4 Great Tips for Setting the Price of Your Product

4 Great Tips for Setting the Price of Your Product

Even though the price of your product determines your company’s appeal and profit, it isn’t something you can set arbitrarily. Producing, importing or even just purchasing it from another retailer costs you resources, which sets a bar beneath which you simply cannot go in order to stay profitable. On the other hand, if you are setting the price too high, your potential customers will start avoiding you like the plague. In order to deal with this tricky situation in the best way possible, here are four tips for setting the price for your product.

Competition

1.      Check your competitors

If you are bringing something new to the market, you have the privilege of setting the price for it. Still, you cannot do it randomly, seeing as how your customers may deem the product too expensive, even if they have nothing to compare it to. This is why you need to try and estimate how much your clients will be ready to pay. In a more likely scenario, where there is an already established market of your product, you can simply look at what your competitors (or future competitors) are charging.

2.      Choose a pricing strategy

Another thing you need to remember is the fact that the price of a product isn’t written in stone. No matter where you put the initial bar, chances are you will have to raise or lower it in the nearest future, which is why you need a pricing strategy. For instance, you can start with a low price to attract customers and then gradually increase it, or, alternatively, set a high price and lower it gradually in order to reach out to new customers. Both of these strategies have their own set of advantages and drawbacks; their suitability will mostly depend on the specifics of the product you are selling.

3.      Your initial cost

Earlier on, we mentioned that there is a price beneath which you simply cannot go, but what exactly determines this figure? Well, it mostly depends on whether you are producing the goods or purchasing them from someone else. In case you are the manufacturer, the resources spent plus the wages of your production team are basically the overhead you are looking for.
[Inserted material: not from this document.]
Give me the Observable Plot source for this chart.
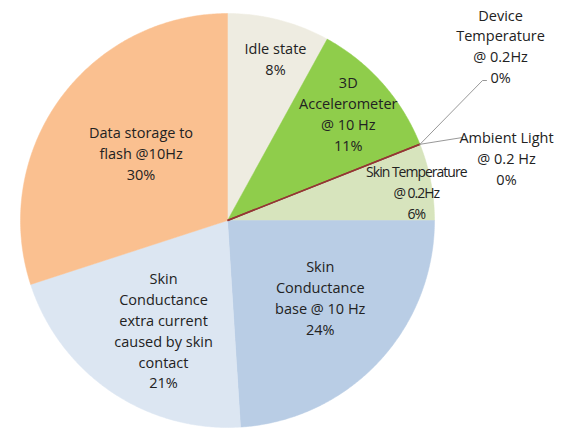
<!DOCTYPE html>
<html>
<head>
<meta charset="utf-8">
<script src="https://cdn.jsdelivr.net/npm/d3@7"></script>
<script src="https://cdn.jsdelivr.net/npm/@observablehq/plot@0.6"></script>
<style>
  html, body { margin: 0; padding: 0; background: #fff; }
  #chart { width: 573px; height: 432px; }
</style>
</head>
<body>
<div id="chart"></div>
<script>
// ---- data ----
const categories = [
  "Idle state",
  "3D Accelerometer @ 10 Hz",
  "Device Temperature @ 0.2Hz",
  "Ambient Light @ 0.2 Hz",
  "Skin Temperature @ 0.2Hz",
  "Skin Conductance base @ 10 Hz",
  "Skin Conductance extra current caused by skin contact",
  "Data storage to flash @10Hz"
];
const values = [8, 11, 0, 0, 6, 24, 21, 30];
const labelText = [
  "Idle state\n8%",
  "3D\nAccelerometer\n@ 10 Hz\n11%",
  "Device\nTemperature\n@ 0.2Hz\n0%",
  "Ambient Light\n@ 0.2 Hz\n0%",
  "Skin Temperature\n@ 0.2Hz\n6%",
  "Skin\nConductance\nbase @ 10 Hz\n24%",
  "Skin\nConductance\nextra current\ncaused by skin\ncontact\n21%",
  "Data storage to\nflash @10Hz\n30%"
];

// ---- styles / layout ----
const colors = ["#eeece1", "#8fcd4b", "#943634", "#943634", "#d7e4bd", "#b9cde5", "#dce6f2", "#fac090"];
const R = 207;                       // pie radius (plot units = px)
const labelAngle  = [16.4, 48.2, 57.3, 77.3, 81.3, 129.4, 210.4, 308.4];  // degrees, clockwise from 12 o'clock
const labelRadius = [170, 162, 324.5, 286, 191, 120, 126.4, 110.3];
const condensed = [false, false, false, false, true, false, false, false];
const leaderElbows = { 2: [[255, -140], [259, -140]], 3: [[235, -83]] };

// ---- geometry from data ----
const pie = d3.pie().sort(null).value(d => d)(values);
const rad = deg => deg * Math.PI / 180;
const polar = (a, r) => [r * Math.sin(a), -r * Math.cos(a)];

const slicePts = [];
pie.forEach((p, i) => {
  if (p.endAngle - p.startAngle <= 0) return;
  const steps = Math.max(2, Math.ceil((p.endAngle - p.startAngle) / rad(0.5)));
  slicePts.push({k: i, x: 0, y: 0, c: colors[i]});
  for (let s = 0; s <= steps; s++) {
    const a = p.startAngle + (p.endAngle - p.startAngle) * s / steps;
    const [x, y] = polar(a, R);
    slicePts.push({k: i, x, y, c: colors[i]});
  }
  slicePts.push({k: i, x: 0, y: 0, c: colors[i]});
});

const zeroLines = [];
pie.forEach((p, i) => {
  if (values[i] === 0) {
    const [x, y] = polar(p.startAngle, R);
    zeroLines.push({k: i, x1: 0, y1: 0, x2: x, y2: y});
  }
});

const leaders = [];
Object.entries(leaderElbows).forEach(([i, pts]) => {
  const [x0, y0] = polar(pie[i].startAngle, R);
  leaders.push({k: +i, x: x0, y: y0});
  pts.forEach(([x, y]) => leaders.push({k: +i, x, y}));
});

const labels = labelText.map((t, i) => {
  const [x, y] = polar(rad(labelAngle[i]), labelRadius[i]);
  return {t, x, y, cond: condensed[i]};
});

const chart = Plot.plot({
  width: 573,
  height: 432,
  margin: 0,
  x: {domain: [-227, 346], axis: null},
  y: {domain: [-220, 212], range: [0, 432], axis: null},
  color: {type: "identity"},
  style: {background: "#ffffff"},
  marks: [
    Plot.line(slicePts, {x: "x", y: "y", z: "k", fill: "c", stroke: "c", strokeWidth: 0.5, curve: "linear"}),
    Plot.link(zeroLines, {x1: "x1", y1: "y1", x2: "x2", y2: "y2", stroke: "#943634", strokeWidth: 1.6}),
    Plot.line(leaders, {x: "x", y: "y", z: "k", stroke: "#8c8c8c", strokeWidth: 0.9}),
    Plot.text(labels.filter(d => !d.cond), {x: "x", y: "y", text: "t", fill: "#222222",
      fontSize: 14.5, lineHeight: 1.44, fontFamily: "Open Sans"}),
    Plot.text(labels.filter(d => d.cond), {x: "x", y: "y", text: "t", fill: "#222222",
      fontSize: 14, lineHeight: 1.5, fontFamily: "Open Sans"})
  ]
});
// condensed letter spacing for the narrow in-slice label
d3.select(chart).selectAll("text").filter(function() {
  return this.textContent.startsWith("Skin Temperature");
}).attr("letter-spacing", "-1px");
document.getElementById("chart").appendChild(chart);
</script>
</body>
</html>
However, if you are buying the goods from someone else and reselling them, you need to approach this question from a different perspective. Here, you have to take into account the difference between a local supplier and an overseas one, as the latter includes freighting as a major factor. Needless to say, in 2017 you can look up different freight online options in order to see what you are facing.

Costs

4.      Cost-plus pricing

Finally, one of the major mistakes that most first-time retailers make is assuming that they will sell all of their products. Therefore, they calculate their profit as if their customers have preordered their goods. In order to avoid this mistake, you need to calculate your break-even point. What this means, is that you should determine a number of items that you need to sell in order to cover your investment. Every single item you sell past that point; you can count it as pure profit.

Conclusion

While for the most part, we talked about ways of lowering your profit in order to stay competitive, this isn’t necessarily the best course of action in all cases. Sometimes, the average market price may be much higher than necessary for you to stay profitable. However, this could result in earning less in the long-run, in addition to the hostility that you might encounter because of this move. Unfortunately, this is not something that can be easily quantified; there might be a reason why all the other companies are charging that much, even if you don’t know it.